The cash price should be indicative of what grain companies can sell a commodity for on the export market, but grain companies say they can’t sell grain at today’s inflated prices.
Meanwhile, he believes confidence in futures markets has deteriorated to the point where there is a greater risk in taking a position than sitting on your hands.
“I believe that the futures markets today are unhedgeable and you don’t know how much it pains me to say that,” said Weber.
There has been a mass exodus of grain companies out of futures markets in Canada and the United States. Western Canadian grain companies will only price out 60 days and the industry’s biggest players like Archer Daniels Midland and Cargill are no longer using futures as hedging mechanisms.
“That should be your first indication that it’s not working,” said Weber during an interview following his presentation.
Canola futures rose $312.10 per tonne between Nov. 2, 2007, and March 3, 2008.
“You would have had to shell out $312 a tonne just to maintain your hedge, which is huge,” he said.
And with the growing divide between cash and futures prices the hedge would have been useless come March 3.
“It’s something I lay awake at night and lose sleep over,” said Weber.
He told delegates attending the biofuel workshop it is something they should be fretting about as well.
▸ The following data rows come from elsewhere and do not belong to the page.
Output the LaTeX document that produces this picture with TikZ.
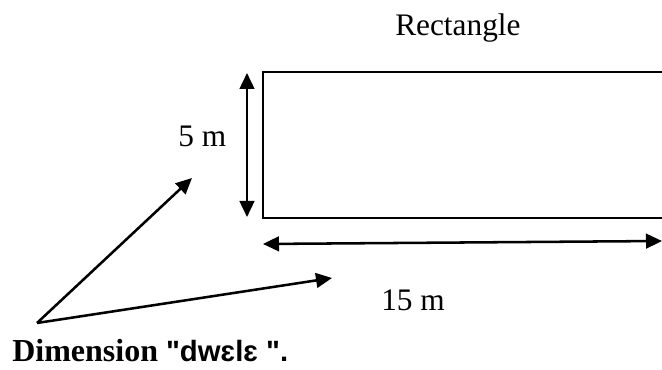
\documentclass[tikz,border=0pt]{standalone}
\usepackage{fontspec}
\setmainfont{Liberation Serif}
\newfontfamily\ipafont{Liberation Sans}
\usetikzlibrary{arrows.meta}

\begin{document}
\begin{tikzpicture}[x=0.75pt,y=-0.75pt,
  dimline/.style={line width=1.9pt, {Triangle[length=12pt,width=11pt]}-{Triangle[length=12pt,width=11pt]}},
  pointer/.style={line width=1.9pt, -{Triangle[length=12pt,width=11pt]}},
  dimtext/.style={font=\fontsize{23.5}{28}\selectfont, inner sep=0pt, anchor=base west}]
  \useasboundingbox (0,0) rectangle (662,370);
  \clip (0,0) rectangle (662,370);

% field
  \draw[line width=1.1pt] (263,72) rectangle (680,218);
  \node[dimtext] (title) at (395,36) {Rectangle};

% width and length
  \coordinate (wtop) at (247,73);
  \coordinate (wbot) at (247,217);
  \draw[dimline] (wbot) -- (wtop);
  \node[dimtext] (width) at (178,147) {5 m};

  \coordinate (lleft) at (263,244);
  \coordinate (lright) at (662,241);
  \draw[dimline] (lleft) -- (lright);
  \node[dimtext] (length) at (381,311) {15 m};

% pointers
  \coordinate (src) at (37,323);
  \coordinate (ptwidth) at (192,178);
  \coordinate (ptlength) at (332,278);
  \draw[pointer] (src) -- (ptwidth);
  \draw[pointer] (src) -- (ptlength);

  \node[dimtext, font=\fontsize{24}{28}\selectfont\bfseries] (caption) at (12,362)
    {Dimension {\ipafont\fontsize{22}{28}\selectfont "dwɛlɛ ".}};
\end{tikzpicture}
\end{document}
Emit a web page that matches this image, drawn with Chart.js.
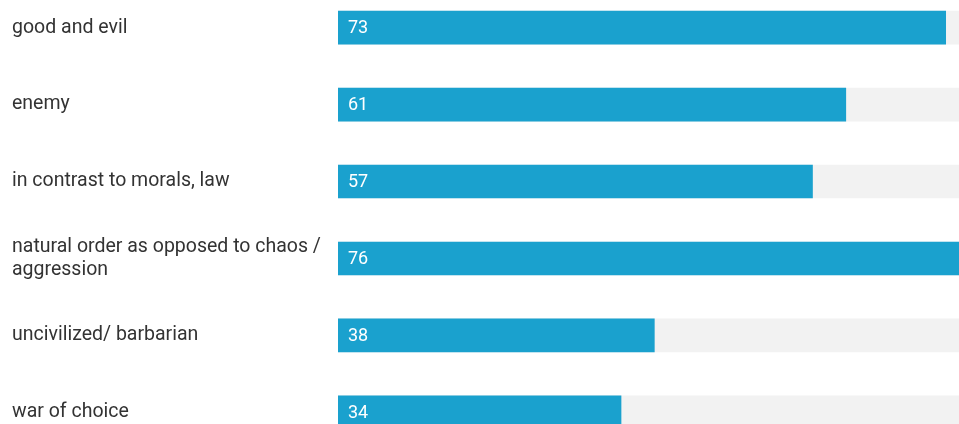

As commodity exchanges expand their daily futures trade limits, the exposure grows. Monitoring markets is now a full-time job.
One tactic ethanol and biodiesel plants may want to consider is entering into long-term contracts with producers. Weber knows of one Saskatchewan ethanol plant that locked in five years of production for $4.50 per bu., which looked like a gift to growers when wheat prices were $3 per bu.
“It doesn’t look like a gift anymore,” he said.
If biofuel companies go that route they should include a cost component for inputs, so farmers are covered if input prices soar over the length of the contract.
“There needs to be a cost of goods component or it’s not fair,” said Weber.